Along with the art pieces I thought up I needed something directly music related as it is the MUSIC House. So I thought of bands I could contact and maybe convince to play for a fee. The building is not equipped to deal with a full-out metal show, but maybe a different re-imagining of the chosen band's songs? And maybe showcase a local band too like an opening act? I used my old music-writing contacts to get in touch with a couple managers and sent off my emails to the world. Including my current favorite band, Hardcore Superstar. I interviewed their drummer so I still had their manager's email and he was kind enough to forward me to their European contact. I wrote my typical flowery email, beseeching them and sucking up like there was no tomorrow.
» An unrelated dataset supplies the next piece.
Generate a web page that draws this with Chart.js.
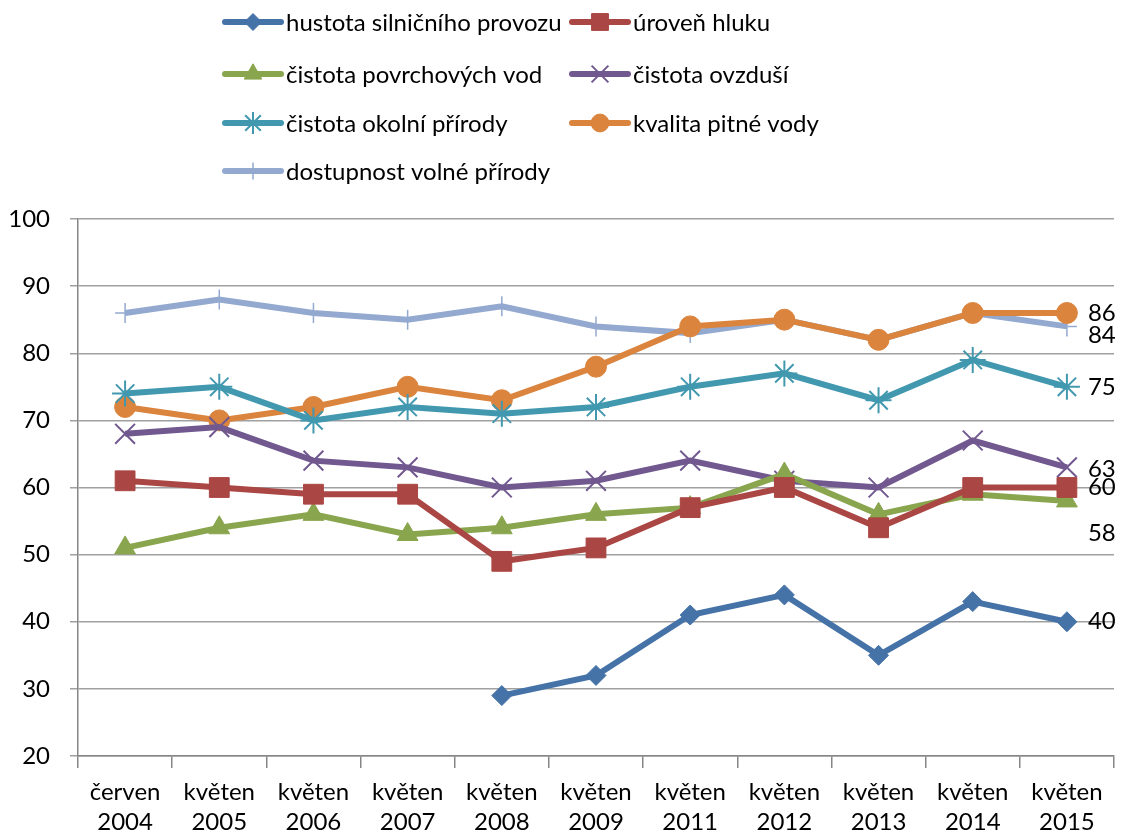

But I might add, sucking up sincerely because I am a fan and man alive, I want to meet them and have them here working with me! They're so good. Oh my God. So. Good.

But, it's been a couple weeks and still no response. I'm going to try again soon because I think this could be a great project. We could even print up t-shirts and have them for the people coming to see like at a concert! And have an Iron Maiden retrospective in a corner with all my stuff! Heh, I wish we could get them buuuut I doubt we have the budget.

Now if they'd hurry up and respond, I can sign off on this task. Until then, I'll just sit here, in the Borusan BMW lot and listen to the orchestra rehearse Mahler. It's kind of peaceful having a 100+ person orchestra play as I type. God, that sounded spoiled, I'm going to go do my internship reading and coverage for which I work too hard and receive no pay. That'll bring me back down to Earth.